Records
◇ ◇ ◇ ◇ ◇ ◇ ◇

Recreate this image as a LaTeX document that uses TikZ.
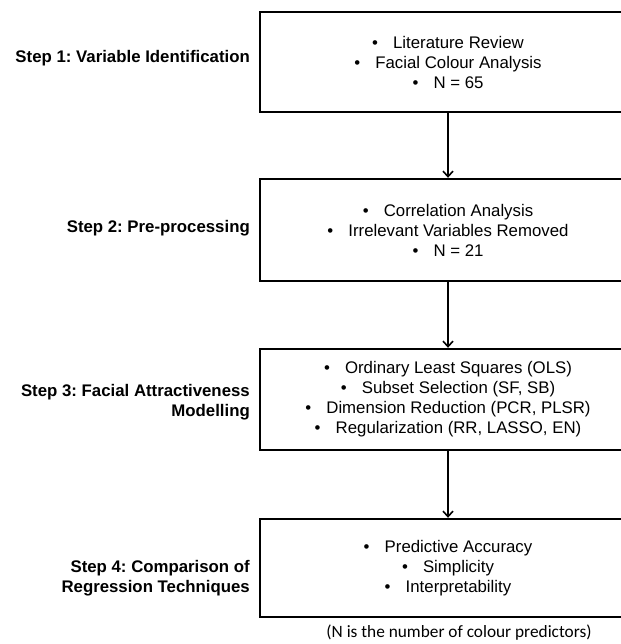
\documentclass[tikz,border=0pt]{standalone}
\usepackage{fontspec}
\setmainfont{Liberation Sans}
\newfontfamily\notefont{Carlito}
\usetikzlibrary{arrows.meta}
\frenchspacing

\begin{document}
\begin{tikzpicture}[x=1pt,y=-1pt,
		stepbox/.style={draw,line width=2.4pt,minimum width=376pt,minimum height=100pt,align=center,font=\fontsize{16.8}{20}\selectfont},
		steplabel/.style={anchor=east,align=right,inner sep=0pt,font=\fontsize{16.8}{20}\selectfont\bfseries},
		flow/.style={line width=1.6pt,-{Straight Barb[length=5.5pt,width=10pt,line width=1.6pt]}}]
		\useasboundingbox (0,0) rectangle (620,644);
		
		% Boxes of the four steps (right side runs off the page)
		\node[stepbox] (box1) at (448,62) {•\hspace{0.9em}Literature Review\\ •\hspace{0.9em}Facial Colour Analysis\\ •\hspace{0.9em}N = 65};
		\node[stepbox,minimum height=102pt] (box2) at (448,230) {•\hspace{0.9em}Correlation Analysis\\ •\hspace{0.9em}Irrelevant Variables Removed\\ •\hspace{0.9em}N = 21};
		\node[stepbox,minimum height=101pt] (box3) at (448,399.5) {•\hspace{0.9em}Ordinary Least Squares (OLS)\\ •\hspace{0.9em}Subset Selection (SF, SB)\\ •\hspace{0.9em}Dimension Reduction (PCR, PLSR)\\ •\hspace{0.9em}Regularization (RR, LASSO, EN)};
		\node[stepbox,minimum height=98pt] (box4) at (448,568) {•\hspace{0.9em}Predictive Accuracy\\ •\hspace{0.9em}Simplicity\\ •\hspace{0.9em}Interpretability};
		
		% Step names on the left
		\node[steplabel] (lab1) at (250,58) {Step 1: Variable Identification};
		\node[steplabel] (lab2) at (250,228) {Step 2: Pre-processing};
		\node[steplabel] (lab3) at (250,402) {Step 3: Facial Attractiveness\\ Modelling};
		\node[steplabel] (lab4) at (250,578) {Step 4: Comparison of\\ Regression Techniques};
		
		% Arrows between the steps
		\draw[flow] (box1) -- (box2);
		\draw[flow] (box2) -- (box3);
		\draw[flow] (box3) -- (box4);
		
		% Note below the last box
		\node[font=\notefont\fontsize{17.3}{20}\selectfont] (note) at (459,633) {(N is the number of colour predictors)};
	\end{tikzpicture}
\end{document}
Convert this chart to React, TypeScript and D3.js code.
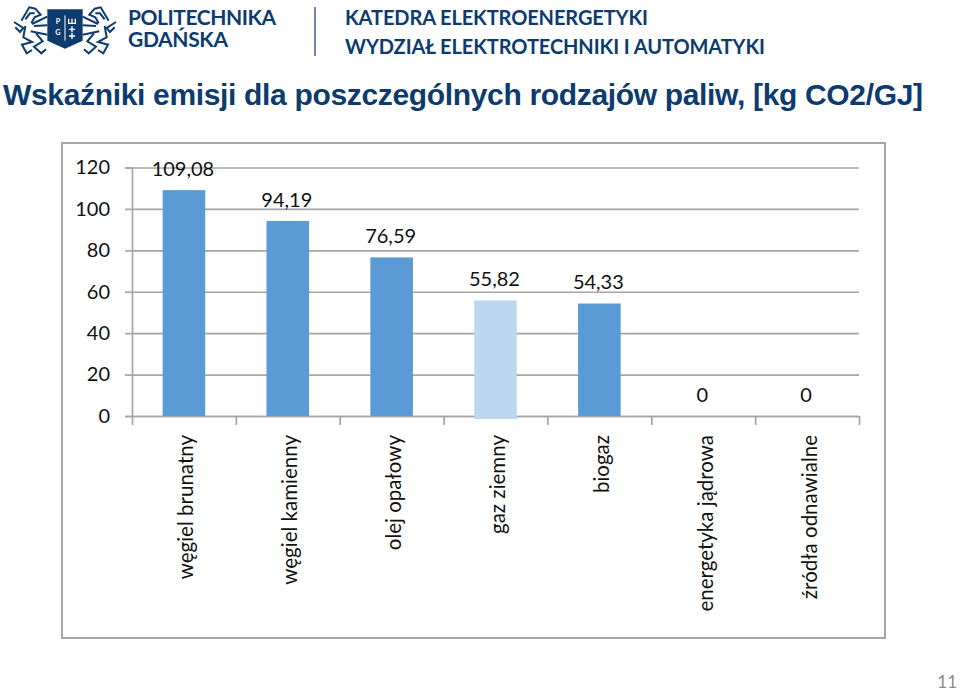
import * as React from 'react';
import * as d3 from 'd3';

const categories = ['węgiel brunatny', 'węgiel kamienny', 'olej opałowy', 'gaz ziemny', 'biogaz', 'energetyka jądrowa', 'źródła odnawialne'];
const values = [109.08, 94.19, 76.59, 55.82, 54.33, 0, 0];
const highlighted = ['gaz ziemny'];
const yTicks = [0, 20, 40, 60, 80, 100, 120];

const navy = '#0d3b6e';
const grey = '#a6a6a6';
const barBlue = '#5b9bd5';
const barLight = '#bdd7ee';
const chartFont = 'Lato, "Open Sans", sans-serif';

// the crest, roughly: one lion, mirrored for the other side (units are 1/3 px)
const lionPaths = [
  'M34 62 L58 22 L76 26 L92 44 L74 52 L64 70',
  'M46 58 L60 40 L74 40',
  'M12 66 L40 84 L30 96 L16 82',
  'M66 72 L112 50',
  'M62 94 L112 104',
  'M46 78 L40 112 L66 126 L36 134 L50 160 L66 150',
  'M78 100 L98 124 L72 140 L94 160 L108 148',
  'M72 78 L112 76'
];
const crossRows = [88, 108];

function Crest() {
  return <g transform="translate(10,0) scale(0.3333)">
    {[0, 1].map((side) => <g key={side} transform={side ? 'translate(330,0) scale(-1,1)' : undefined}
      fill="none" stroke={navy} strokeWidth={6}>
      {lionPaths.map((d) => <path key={d} d={d} />)}
    </g>)}
    <path d="M112 28 L218 28 L218 122 L165 146 L112 122 Z" fill={navy} />
    <line x1={165} x2={165} y1={46} y2={122} stroke="#fff" strokeWidth={3} />
    <text x={144} y={72} fill="#fff" fontSize={22} textAnchor="middle" fontFamily="Lato" fontWeight={700}>P</text>
    <text x={144} y={106} fill="#fff" fontSize={22} textAnchor="middle" fontFamily="Lato" fontWeight={700}>G</text>
    <path d="M176 56 L176 70 L196 70 L196 56 M186 56 L186 70" fill="none" stroke="#fff" strokeWidth={4} />
    {crossRows.map((r) => <path key={r} d={`M177 ${r} L195 ${r} M186 ${r - 9} L186 ${r + 9}`} stroke="#fff" strokeWidth={4} />)}
  </g>;
}

export default function App() {
  const axesRef = React.useRef<SVGGElement>(null);

  const x = d3.scaleBand<string>().domain(categories).range([132, 859]).paddingInner(0.59).paddingOuter(0.295);
  const y = d3.scaleLinear().domain([0, 120]).range([416, 167.5]);

  React.useEffect(() => {
    const g = d3.select(axesRef.current!);
    g.selectAll('*').remove();

    // Y axis with the long grid lines
    const yAxis = g.append('g')
      .attr('transform', 'translate(132,0)')
      .call(d3.axisLeft(y).tickValues(yTicks).tickSize(7).tickPadding(15).tickFormat((n) => `${n}`));
    yAxis.selectAll('.tick').append('line')
      .attr('class', 'grid')
      .attr('x1', 0)
      .attr('x2', 859 - 132);

    // X axis: ticks only, labels are drawn rotated after the bars
    const step = x.step();
    const edges = d3.range(categories.length + 1).map((i) => 132 + i * step);
    const edgeScale = d3.scaleLinear().domain([132, 859]).range([132, 859]);
    g.append('g')
      .attr('transform', 'translate(0,416)')
      .call(d3.axisBottom(edgeScale).tickValues(edges).tickSizeOuter(0).tickSizeInner(9).tickFormat(() => ''));

    g.selectAll('.domain, .tick line').attr('stroke', grey).attr('stroke-width', 1.7);
    g.selectAll('.tick text')
      .attr('fill', '#111')
      .style('font-family', chartFont)
      .style('font-size', '20px');
  }, []);

  return <svg width={960} height={692} style={{position: 'absolute', left: 0, top: 0, background: '#fff'}}>
    <Crest />
    <g fill={navy} fontFamily={chartFont} fontWeight={700}>
      <text x={128} y={25} fontSize={21} textLength={148}>POLITECHNIKA</text>
      <text x={128} y={47} fontSize={21} textLength={100}>GDAŃSKA</text>
      <text x={345} y={25} fontSize={20} textLength={303}>KATEDRA ELEKTROENERGETYKI</text>
      <text x={345} y={54} fontSize={20} textLength={420}>WYDZIAŁ ELEKTROTECHNIKI I AUTOMATYKI</text>
    </g>
    <line x1={315} x2={315} y1={7} y2={56} stroke={navy} strokeWidth={1.2} />
    <text x={3} y={105} fill={navy} fontFamily='"Liberation Sans", sans-serif' fontWeight={700} fontSize={30} textLength={920}>
      Wskaźniki emisji dla poszczególnych rodzajów paliw, [kg CO2/GJ]
    </text>

    <rect x={62} y={143} width={823} height={495} fill="#fff" stroke={grey} strokeWidth={2} />

    <g ref={axesRef} />

    {categories.map((c, i) => <rect key={c}
      x={x(c)!}
      y={y(values[i])}
      width={x.bandwidth()}
      height={y(0) - y(values[i]) + (highlighted.includes(c) ? 3 : 0)}
      fill={highlighted.includes(c) ? barLight : barBlue} />)}

    <g fontFamily={chartFont} fontSize={20} fill="#111" textAnchor="middle">
      {categories.map((c, i) => <text key={c} x={x(c)! + x.bandwidth() / 2 - 1} y={y(values[i]) - 14}>
        {d3.format('.2f')(values[i]).replace('.', ',').replace(/^0,00$/, '0')}
      </text>)}
    </g>

    <g fontFamily={chartFont} fontSize={20.5} fill="#111" textAnchor="end">
      {categories.map((c) => <text key={c}
        transform={`translate(${x(c)! + x.bandwidth() / 2 + 9.5},435) rotate(-90)`}>{c}</text>)}
    </g>

    <text x={957} y={688} textAnchor="end" fontFamily={chartFont} fontSize={17} fill="#8c8c8c">11</text>
  </svg>;
}
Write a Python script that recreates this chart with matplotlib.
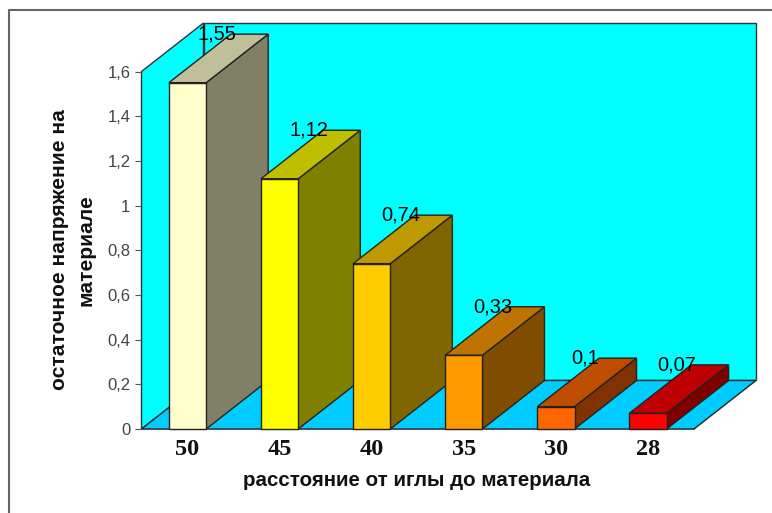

◇ ◇ ◇ ◇ ◇ ◇ ◇

**Written problem**
For the material above, give again only the lines starting at the line that contains "Convert this chart" and ending at the line that contains "const crossRows = [88, 108];". Pictures do not belong in the copy.

**Exercise output**
Convert this chart to React, TypeScript and D3.js code.
import * as React from 'react';
import * as d3 from 'd3';

const categories = ['węgiel brunatny', 'węgiel kamienny', 'olej opałowy', 'gaz ziemny', 'biogaz', 'energetyka jądrowa', 'źródła odnawialne'];
const values = [109.08, 94.19, 76.59, 55.82, 54.33, 0, 0];
const highlighted = ['gaz ziemny'];
const yTicks = [0, 20, 40, 60, 80, 100, 120];

const navy = '#0d3b6e';
const grey = '#a6a6a6';
const barBlue = '#5b9bd5';
const barLight = '#bdd7ee';
const chartFont = 'Lato, "Open Sans", sans-serif';

// the crest, roughly: one lion, mirrored for the other side (units are 1/3 px)
const lionPaths = [
  'M34 62 L58 22 L76 26 L92 44 L74 52 L64 70',
  'M46 58 L60 40 L74 40',
  'M12 66 L40 84 L30 96 L16 82',
  'M66 72 L112 50',
  'M62 94 L112 104',
  'M46 78 L40 112 L66 126 L36 134 L50 160 L66 150',
  'M78 100 L98 124 L72 140 L94 160 L108 148',
  'M72 78 L112 76'
];
const crossRows = [88, 108];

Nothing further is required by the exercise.